Due nuovi libri sui Rohingya in Myanmar invitano a riflettere sulle derive autoritarie e aggressive contro le minoranze, fondate sull’idea del maggioritarismo.
Ne scrive Mukul Kesavan sulla New York Review of Books del 18 gennaio 2018.

Azeem Ibrahim, The Rohingyas: Inside Myanmar’s Genocide (Hurst, revised and updated edition, 239 pp);
(A cura di) Melissa Crouch, Islam and the State in Myanmar: Muslim–Buddhist Relations and the Politics of Belonging (Oxford University Press, 345 pp.).
Il titolo dell’articolo richiama esplicitamente il tema più ampio del quale di occupa Kesavan, che implica anche questioni di teoria della politica e filosofia: “Murderous Majorities”.
La portata della pulizia etnica nei confronti della minoranza Rohingya in Myanmar-Birmania (secondo alcuni osservatori si tratterebbe anche giuridicamente di un vero “genocidio”), rappresenta, scrive l’autore del pezzo della Nyrb, il trionfo delle politiche maggioritariste in Asia meridionale.
L’azione di persecuzione di questa minoranza musulmana ha reso Myanmar una sorta di modello per i partiti maggioritari in altri paesi, per esempio il Bharatiya Janata Party — il partito nazionalista indù al governo in India, che ha preso provvedimenti analoghi contro la minoranza Rohingya in India, ma che, in generale, si ispira da decenni a politiche maggioritariste nei confronti della minoranza musulmana (per quanto enorme minoranza) in generale nel paese.
Cos’è il maggioritarismo
In sostanza, il maggioritarismo è ciò che Alexis de Tocqueville chiamava “tirannia della maggioranza”. L’idea cioè che qualsiasi decisione apprezzata e sostenuta da una maggioranza possa essere imposta legittimamente a una minoranza. Le democrazie liberali hanno creato, contro questa deriva, una serie di regole e istituzioni perché le decisioni della maggioranza siano prese nel rispetto dei diritti delle minoranze.
In Asia meridionale oltre allo stato di Rakhine in Myanmar nei confronti dei Rohingya, le politiche di oppressione delle minoranze sono state praticate — con forme e intensità differenti — in India, Bangladesh, Sri Lanka e Pakistan.

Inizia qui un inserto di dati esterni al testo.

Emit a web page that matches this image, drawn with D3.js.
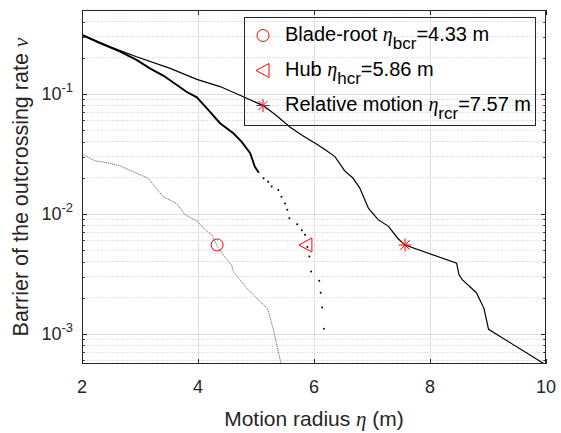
<!DOCTYPE html>
<html><head><meta charset="utf-8">
<script src="https://cdn.jsdelivr.net/npm/d3@7"></script>
<style>
body{margin:0;background:#fff}
svg{display:block}
text{font-family:"Liberation Sans",Arial,Helvetica,sans-serif;fill:#262626}
</style>
</head><body>
<svg id="c" width="561" height="433"></svg>
<script>
// ---------- data ----------
const xTicks = [2, 4, 6, 8, 10];
const yTicks = [1e-3, 1e-2, 1e-1];
const yTickExp = ["-3", "-2", "-1"];

// Relative motion curve
const relX = [2.0, 2.5, 2.94, 3.52, 3.98, 4.38, 4.84, 5.14, 5.35, 5.59, 5.8, 6.07, 6.2, 6.36, 6.53, 6.67, 6.79, 6.94, 7.11, 7.28, 7.45, 7.57, 8.46, 8.5, 8.56, 8.8, 8.93, 9.01, 10.0];
const relY = [0.31, 0.245, 0.204, 0.163, 0.132, 0.115, 0.092, 0.079, 0.066, 0.0527, 0.045, 0.0375, 0.034, 0.030, 0.0228, 0.0199, 0.0164, 0.0111, 0.0089, 0.0079, 0.0062, 0.0055, 0.00387, 0.0031, 0.00281, 0.0022, 0.00163, 0.00109, 0.00055];

// Hub curve: dense part (drawn as a thick line) and sparse points (dots)
const hubLineX = [2.0, 2.3, 2.66, 2.94, 3.17, 3.40, 3.63, 3.80, 3.98, 4.15, 4.38, 4.61, 4.75, 4.90, 4.98, 5.05];
const hubLineY = [0.31, 0.266, 0.225, 0.192, 0.163, 0.142, 0.119, 0.104, 0.0935, 0.0759, 0.0569, 0.0469, 0.040, 0.032, 0.0247, 0.022];
const hubDotX = [5.13, 5.21, 5.27, 5.385, 5.44, 5.50, 5.54, 5.575, 5.71, 5.79, 5.845, 5.885, 5.92, 5.95, 6.09, 6.115, 6.14, 6.17];
const hubDotY = [0.0198, 0.0185, 0.0169, 0.0158, 0.0139, 0.0122, 0.0108, 0.0092, 0.0082, 0.0073, 0.0067, 0.0053, 0.0044, 0.0033, 0.00277, 0.0022, 0.00166, 0.0011];

// Blade-root curve
const bladeX = [2.0, 2.22, 2.48, 2.66, 2.94, 3.14, 3.40, 3.63, 3.78, 4.0, 4.09, 4.24, 4.32, 4.44, 4.58, 4.61, 4.84, 5.04, 5.2, 5.30, 5.39, 5.45];
const bladeY = [0.0315, 0.0277, 0.0264, 0.0251, 0.0218, 0.0198, 0.0139, 0.0122, 0.0098, 0.0086, 0.0076, 0.0067, 0.0055, 0.0045, 0.00375, 0.0033, 0.0024, 0.00192, 0.00163, 0.00108, 0.00069, 0.00052];

// Critical markers
const markerNames = ["Blade-root ", "Hub ", "Relative motion "];
const markerSubs = ["bcr", "hcr", "rcr"];
const markerX = [4.33, 5.86, 7.57];
const markerY = [0.0055, 0.0055, 0.0055];
const markerShapes = ["circle", "triangle", "star"];

// ---------- layout ----------
const L = 82, R = 546, T = 10, B = 364;
const svg = d3.select("#c");
const x = d3.scaleLinear().domain([2, 10]).range([L, R]);
const y = d3.scaleLog().domain([5.6e-4, 0.5]).range([B, T]);
const axisColor = "#262626";

const minorY = [];
for (let e = -4; e <= -1; e++) for (let k = 2; k <= 9; k++) {
  const v = k * Math.pow(10, e);
  if (v >= y.domain()[0] && v <= y.domain()[1]) minorY.push(v);
}

// grid
const grid = svg.append("g");
grid.selectAll(".mg").data(minorY).enter().append("line")
  .attr("x1", L).attr("x2", R).attr("y1", d => y(d)).attr("y2", d => y(d))
  .attr("stroke", "#cfcfcf").attr("stroke-width", 1).attr("stroke-dasharray", "1 1.5");
grid.selectAll(".Mg").data(yTicks).enter().append("line")
  .attr("x1", L).attr("x2", R).attr("y1", d => Math.round(y(d)) + 0.5).attr("y2", d => Math.round(y(d)) + 0.5)
  .attr("stroke", "#dedede").attr("stroke-width", 1);
grid.selectAll(".Xg").data(xTicks.slice(1, -1)).enter().append("line")
  .attr("y1", T).attr("y2", B).attr("x1", d => Math.round(x(d)) + 0.5).attr("x2", d => Math.round(x(d)) + 0.5)
  .attr("stroke", "#dedede").attr("stroke-width", 1);

// clip
svg.append("clipPath").attr("id", "clip").append("rect")
  .attr("x", L).attr("y", T).attr("width", R - L).attr("height", B - T);
const plot = svg.append("g").attr("clip-path", "url(#clip)");

const line = d3.line().x(d => x(d[0])).y(d => y(d[1]));
const zip = (a, b) => a.map((v, i) => [v, b[i]]);

plot.append("path").datum(zip(bladeX, bladeY)).attr("d", line)
  .attr("fill", "none").attr("stroke", "#707070").attr("stroke-width", 1).attr("stroke-dasharray", "1.2 0.8");
plot.append("path").datum(zip(relX, relY)).attr("d", line)
  .attr("fill", "none").attr("stroke", "#000").attr("stroke-width", 1.2);
plot.append("path").datum(zip(hubLineX, hubLineY)).attr("d", line)
  .attr("fill", "none").attr("stroke", "#000").attr("stroke-width", 1.9);
plot.selectAll(".hd").data(zip(hubDotX, hubDotY)).enter().append("circle")
  .attr("cx", d => x(d[0])).attr("cy", d => y(d[1])).attr("r", 1).attr("fill", "#000");

// markers
function drawMarker(g, shape, cx, cy) {
  const red = "#ff0000";
  if (shape === "circle") {
    g.append("circle").attr("cx", cx).attr("cy", cy).attr("r", 6)
      .attr("fill", "none").attr("stroke", red).attr("stroke-width", 1);
  } else if (shape === "triangle") {
    g.append("path").attr("d", `M${cx - 7},${cy} L${cx + 6},${cy - 7} L${cx + 6},${cy + 7} Z`)
      .attr("fill", "none").attr("stroke", red).attr("stroke-width", 1);
  } else {
    const s = 6.5, d = 4.6;
    g.append("path").attr("d",
      `M${cx - s},${cy} L${cx + s},${cy} M${cx},${cy - s} L${cx},${cy + s} M${cx - d},${cy - d} L${cx + d},${cy + d} M${cx - d},${cy + d} L${cx + d},${cy - d}`)
      .attr("fill", "none").attr("stroke", red).attr("stroke-width", 1);
  }
}
const mg = svg.append("g");
markerX.forEach((mx, i) => drawMarker(mg, markerShapes[i], x(mx), y(markerY[i])));

// axes box and ticks
const ax = svg.append("g").attr("stroke", axisColor).attr("stroke-width", 1).attr("fill", "none");
ax.append("rect").attr("x", L + 0.5).attr("y", T + 0.5).attr("width", R - L - 1).attr("height", B - T - 1);
const tickLen = 5, minorLen = 2.7;
xTicks.forEach(t => {
  const px = Math.round(x(t)) + 0.5;
  ax.append("line").attr("x1", px).attr("x2", px).attr("y1", B).attr("y2", B - tickLen);
  ax.append("line").attr("x1", px).attr("x2", px).attr("y1", T).attr("y2", T + tickLen);
});
yTicks.forEach(t => {
  const py = Math.round(y(t)) + 0.5;
  ax.append("line").attr("x1", L).attr("x2", L + tickLen).attr("y1", py).attr("y2", py);
  ax.append("line").attr("x1", R).attr("x2", R - tickLen).attr("y1", py).attr("y2", py);
});
minorY.forEach(t => {
  const py = Math.round(y(t)) + 0.5;
  ax.append("line").attr("x1", L).attr("x2", L + minorLen).attr("y1", py).attr("y2", py);
  ax.append("line").attr("x1", R).attr("x2", R - minorLen).attr("y1", py).attr("y2", py);
});

// tick labels
svg.selectAll(".xl").data(xTicks).enter().append("text")
  .attr("x", d => x(d)).attr("y", 393).attr("text-anchor", "middle")
  .attr("font-size", 18).text(d => d);
yTicks.forEach((t, i) => {
  const tx = svg.append("text").attr("x", 73).attr("y", y(t) + 6.5)
    .attr("text-anchor", "end").attr("font-size", 18);
  tx.append("tspan").text("10");
  tx.append("tspan").attr("dy", -8).attr("font-size", 13).text(yTickExp[i]);
});

// axis labels
const xl = svg.append("text").attr("x", (L + R) / 2).attr("y", 426)
  .attr("text-anchor", "middle").attr("font-size", 21);
xl.append("tspan").text("Motion radius ");
xl.append("tspan").attr("font-family", "Liberation Serif").attr("font-style", "italic").text("η");
xl.append("tspan").text(" (m)");

const yl = svg.append("text").attr("transform", `translate(28,${(T + B) / 2}) rotate(-90)`)
  .attr("text-anchor", "middle").attr("font-size", 21.5);
yl.append("tspan").text("Barrier of the outcrossing rate ");
yl.append("tspan").attr("font-family", "Liberation Serif").attr("font-style", "italic").text("ν");

// legend (transparent box, as in the reference)
const lg = svg.append("g");
lg.append("rect").attr("x", 244.5).attr("y", 17.5).attr("width", 291).attr("height", 108)
  .attr("fill", "none").attr("stroke", axisColor).attr("stroke-width", 1);
const rowY = [41, 76, 111];
markerNames.forEach((name, i) => {
  drawMarker(lg, markerShapes[i], 263, rowY[i] - 5.5);
  const t = lg.append("text").attr("x", 285).attr("y", rowY[i]).attr("font-size", 20).attr("fill", "#000");
  t.append("tspan").attr("fill", "#000").text(name);
  t.append("tspan").attr("fill", "#000").attr("font-family", "Liberation Serif").attr("font-style", "italic").text("η");
  t.append("tspan").attr("fill", "#000").attr("dy", 8).attr("font-size", 17).text(markerSubs[i]);
  t.append("tspan").attr("fill", "#000").attr("dy", -8).text("=" + markerX[i].toFixed(2) + " m");
});
</script>
</body></html>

La pulizia etnica ai danni dei Rohingya è quasi un modello di azione per altri partiti e movimenti dell’Asia meridionale, anche se pogrom e espulsioni forzate sono già state praticate altrove, in particolare in India, dove dagli anni ’80 ha perso forza il modello laico di Stato post-coloniale, nato dopo la partizione, che considerava tutti cittadini con i medesimi diritti, indipendentemente dal gruppo etnico o religioso di appartenenza.
Il Bharatiya Janata Party indiano, “portavoce” della maggioranza indù (ostile ai musulmani indiani), i nazionalisti singalesi buddisti in Sri Lanka (contro i tamil e i cristiani), ma anche i nazionalisti sunniti pakistani (contro le sette musulmane “eretiche”) o in Bangladesh (prevalentemente contro i cristiani), agiscono con il progetto politico di favorire i presunti diritti superiori della popolazione più numerosa.
Il gruppo che rappresenterebbe, secondo la visione maggioritarista, l’unica vera espressione della cultura, della religione del paese. L’unico ad avere il diritto alla cittadinanza, che viene negato (o riconosciuto in forme limitate) ai gruppi minoritari.
I movimenti maggioritaristi giustificano decisioni discriminatorie e anche violente anche indicando le minoranze come capri espiatori per le condizioni economiche cui soffrirebbero i ceti più poveri del gruppo di maggioranza, che vengono in genere accusati di sottrarre posti di lavoro o, quando, membri delle minoranze ricoprono ruoli di rilievo nell’economia e nella società, di sfruttare i cittadini del gruppo di maggioranza. Sovente accusando anche i governi non maggioritaristi di aver trascurato i cittadini del gruppo maggioritario a scapito delle minoranze “privilegiate”.
Il maggioritarismo nell’era del populismo
Resta da osservare come il progetto maggioritarista sia piuttosto vicino a quello dei movimenti della destra nazionalista al potere in Europa orientale — soprattutto in Polonia e in Ungheria — e di quelli presenti anche in vari paesi dell’Europa occidentale, come la Francia, la Germania e l’Italia.